Thursday January 2, 2020
The creatures that lurk through the corridors of power in Washington DC have refined corruption to the point where almost anything goes and almost no one is ever held accountable. Traditionally, Congressmen reward their various constituencies by inserting riders into larger pieces of legislation that grant money, exemptions or favors to certain groups or individuals. It is sometimes referred to as “pork.” The recent bloated omnibus spending bills totaling $1.4 trillion, which passed through Congress and were signed off on by President Donald Trump, were for the shameless denizens of Capitol Hill a gold mine. The process was so corrupt that even some Senators like Ted Cruz joked that “Christmas came early in Washington. While you were with your family, while you were shopping for Christmas, the lobbyists were spending and spending. I present to you, the massive omnibus bill that Congress is voting on.”
And no one is more corrupt in Congress than some of those at the top of the food chain, where the Speaker and the Minority leader in the House and the Majority and Minority leaders in the Senate have the final say on what gets cut and what remains.
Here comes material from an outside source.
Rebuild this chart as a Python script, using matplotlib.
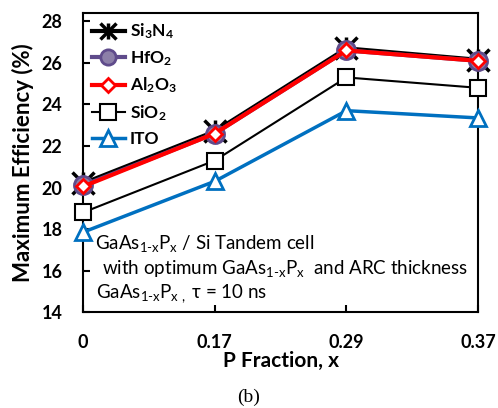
import matplotlib.pyplot as plt
from matplotlib.lines import Line2D

plt.rcParams['font.family'] = ['Lato', 'DejaVu Sans']
plt.rcParams['mathtext.fontset'] = 'custom'
plt.rcParams['mathtext.rm'] = 'Lato'
plt.rcParams['mathtext.it'] = 'Lato'
plt.rcParams['mathtext.bf'] = 'Lato:bold'

# DATA
fractions = ['0', '0.17', '0.29', '0.37']
si3n4 = [20.2, 22.7, 26.7, 26.15]
hfo2 = [20.1, 22.6, 26.6, 26.1]
al2o3 = [20.05, 22.6, 26.6, 26.1]
sio2 = [18.8, 21.3, 25.3, 24.8]
ito = [17.85, 20.3, 23.7, 23.35]

x = range(len(fractions))

fig = plt.figure(figsize=(4.98, 4.08), dpi=100)
ax = fig.add_axes([0.167, 0.235, 0.793, 0.733])

# Si3N4: asterisk marker built from an x and a vertical bar
ax.plot(x, si3n4, '-', color='black', lw=3, zorder=2, clip_on=False)
ax.plot(x, si3n4, 'x', color='black', ms=16, mew=2.5, zorder=2, clip_on=False)
ax.plot(x, si3n4, '|', color='black', ms=16, mew=2.5, zorder=2, clip_on=False)
ax.plot(x, hfo2, '-o', color='#5f4b8b', mfc='#8c7fa8', mec='#5f4b8b', lw=3, ms=13, mew=2,
        zorder=3, clip_on=False)
ax.plot(x, al2o3, '-D', color='red', mfc='white', mec='red', lw=3, ms=7, mew=2,
        zorder=4, clip_on=False)
ax.plot(x, sio2, '-s', color='black', mfc='white', mec='black', lw=1.5, ms=11, mew=1.5,
        zorder=3, clip_on=False)
ax.plot(x, ito, '-^', color='#0070c0', mfc='white', mec='#0070c0', lw=2.5, ms=11, mew=2,
        zorder=3, clip_on=False)

ax.set_xlim(0, 3)
ax.set_ylim(14, 28.4)
ax.set_xticks(list(x))
ax.set_xticklabels(fractions)
ax.set_yticks(range(14, 29, 2))
ax.tick_params(direction='in', length=5, width=1.5, labelsize=13)
ax.tick_params(axis='y', pad=15)
ax.tick_params(axis='x', pad=16)
for lab in ax.get_xticklabels() + ax.get_yticklabels():
    lab.set_fontweight('bold')
for s in ax.spines.values():
    s.set_linewidth(1.5)

ax.set_xlabel('P Fraction, x', fontsize=15, fontweight='bold', labelpad=0)
ax.set_ylabel('Maximum Efficiency (%)', fontsize=16, fontweight='bold', labelpad=5)

handles = [
    (Line2D([], [], color='black', lw=3),
     Line2D([], [], ls='', marker='x', color='black', ms=12, mew=2.5),
     Line2D([], [], ls='', marker='|', color='black', ms=12, mew=2.5)),
    Line2D([], [], color='#5f4b8b', marker='o', mfc='#8c7fa8', mec='#5f4b8b', lw=3, ms=11, mew=2),
    Line2D([], [], color='red', marker='D', mfc='white', mec='red', lw=3, ms=7, mew=2),
    Line2D([], [], color='black', marker='s', mfc='white', mec='black', lw=1.5, ms=11, mew=1.5),
    Line2D([], [], color='#0070c0', marker='^', mfc='white', mec='#0070c0', lw=2.5, ms=11, mew=2),
]
labels = [r'$\mathbf{Si_3N_4}$', r'$\mathbf{HfO_2}$', r'$\mathbf{Al_2O_3}$', r'$\mathbf{SiO_2}$', 'ITO']
leg = ax.legend(handles, labels, loc='upper left', frameon=False, fontsize=12.5,
                handlelength=1.9, handletextpad=0.3, labelspacing=0.45,
                borderaxespad=0.1, bbox_to_anchor=(0.0, 1.0))
for t in leg.get_texts():
    t.set_fontweight('bold')

ax.text(0.09, 17.3, r'GaAs$_{1\text{-}x}$P$_x$ / Si Tandem cell', fontsize=13.5, va='center')
ax.text(0.145, 16.1, r'with optimum GaAs$_{1\text{-}x}$P$_x$  and ARC thickness', fontsize=13.5, va='center')
ax.text(0.1, 14.9, r'GaAs$_{1\text{-}x}$P$_{x\ ,}$ $\tau$ = 10 ns', fontsize=13.5, va='center')

fig.text(0.5, 0.027, '(b)', fontsize=14, family='Liberation Serif', ha='center', va='center')

fig.savefig('out.png', dpi=100)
The lugubrious Senate Majority Leader Mitch McConnell of Kentucky is one of the most adept at milking the system to buy his continued reelection in a state where he is actually not very popular, with an approval rating of only 37%. Within the current spending bill he has managed to include more than $1 billion worth of federal spending and tax breaks for some choice constituencies among the Kentucky voters. A tax break for the state’s whisky distillers alone came to a projected $426 million for 2020 and there were also breaks for the state’s thoroughbred horse industry as well as hundreds of millions of dollars more for new federal construction.
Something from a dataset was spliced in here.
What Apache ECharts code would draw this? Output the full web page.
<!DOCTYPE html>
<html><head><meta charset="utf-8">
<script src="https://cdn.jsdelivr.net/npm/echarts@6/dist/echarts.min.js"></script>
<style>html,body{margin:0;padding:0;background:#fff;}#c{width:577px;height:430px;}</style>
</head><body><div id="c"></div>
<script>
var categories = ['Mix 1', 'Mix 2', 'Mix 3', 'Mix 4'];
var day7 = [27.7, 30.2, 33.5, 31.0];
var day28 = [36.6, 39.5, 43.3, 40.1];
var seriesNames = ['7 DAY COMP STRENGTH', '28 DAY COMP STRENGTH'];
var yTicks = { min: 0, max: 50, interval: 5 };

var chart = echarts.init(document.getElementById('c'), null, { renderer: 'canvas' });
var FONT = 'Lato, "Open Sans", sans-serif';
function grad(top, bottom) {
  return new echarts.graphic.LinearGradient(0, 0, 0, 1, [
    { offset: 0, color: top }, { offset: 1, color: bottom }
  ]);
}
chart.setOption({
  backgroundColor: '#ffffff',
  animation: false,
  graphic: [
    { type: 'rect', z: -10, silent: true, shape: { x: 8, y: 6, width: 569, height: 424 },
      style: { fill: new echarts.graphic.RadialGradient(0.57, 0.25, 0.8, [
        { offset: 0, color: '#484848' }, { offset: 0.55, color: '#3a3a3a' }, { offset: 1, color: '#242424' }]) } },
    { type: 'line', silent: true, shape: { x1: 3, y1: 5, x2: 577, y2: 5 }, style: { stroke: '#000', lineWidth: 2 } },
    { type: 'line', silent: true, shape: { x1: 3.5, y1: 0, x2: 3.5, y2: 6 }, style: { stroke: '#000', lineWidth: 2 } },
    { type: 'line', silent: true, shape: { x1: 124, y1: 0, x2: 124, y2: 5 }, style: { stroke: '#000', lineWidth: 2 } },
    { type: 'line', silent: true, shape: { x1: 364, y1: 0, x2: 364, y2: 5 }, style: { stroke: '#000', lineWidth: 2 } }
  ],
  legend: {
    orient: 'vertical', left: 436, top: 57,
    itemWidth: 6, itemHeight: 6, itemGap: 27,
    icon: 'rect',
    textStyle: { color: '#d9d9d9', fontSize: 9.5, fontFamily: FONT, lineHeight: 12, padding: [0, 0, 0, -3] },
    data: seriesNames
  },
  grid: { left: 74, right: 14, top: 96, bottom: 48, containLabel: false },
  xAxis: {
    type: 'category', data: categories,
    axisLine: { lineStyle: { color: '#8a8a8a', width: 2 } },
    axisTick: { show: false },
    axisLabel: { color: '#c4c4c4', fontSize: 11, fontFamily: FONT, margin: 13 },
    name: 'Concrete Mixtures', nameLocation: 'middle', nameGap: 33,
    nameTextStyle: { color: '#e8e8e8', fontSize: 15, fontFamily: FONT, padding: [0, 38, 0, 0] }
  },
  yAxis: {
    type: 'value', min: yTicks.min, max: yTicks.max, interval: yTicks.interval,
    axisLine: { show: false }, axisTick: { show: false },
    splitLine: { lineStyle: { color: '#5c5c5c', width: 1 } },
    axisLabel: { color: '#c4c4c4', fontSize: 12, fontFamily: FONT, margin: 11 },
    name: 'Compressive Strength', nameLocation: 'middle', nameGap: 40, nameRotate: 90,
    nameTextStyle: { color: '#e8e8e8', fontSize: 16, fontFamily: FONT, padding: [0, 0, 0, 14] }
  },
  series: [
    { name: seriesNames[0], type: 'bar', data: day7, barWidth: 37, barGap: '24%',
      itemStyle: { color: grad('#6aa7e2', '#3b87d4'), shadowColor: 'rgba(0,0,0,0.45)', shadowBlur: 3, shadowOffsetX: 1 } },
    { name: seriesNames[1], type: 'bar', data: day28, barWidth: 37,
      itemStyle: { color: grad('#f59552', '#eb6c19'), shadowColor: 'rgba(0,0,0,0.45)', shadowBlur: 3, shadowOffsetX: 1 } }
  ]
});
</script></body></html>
One can only wish that politicians would actually commit themselves to doing good for the American people, but the sad reality is that they spend so much time raising and distributing money that they only respond to constituents with the deepest pockets or those who make the most noise. Rarely does anyone actually read the bills that are being voted on. Part of the omnibus spending bills was the $738 billion dollar defense policy component, and, as in the case of the larger amounts intended to keep the federal government funded, the devil is frequently found in the details.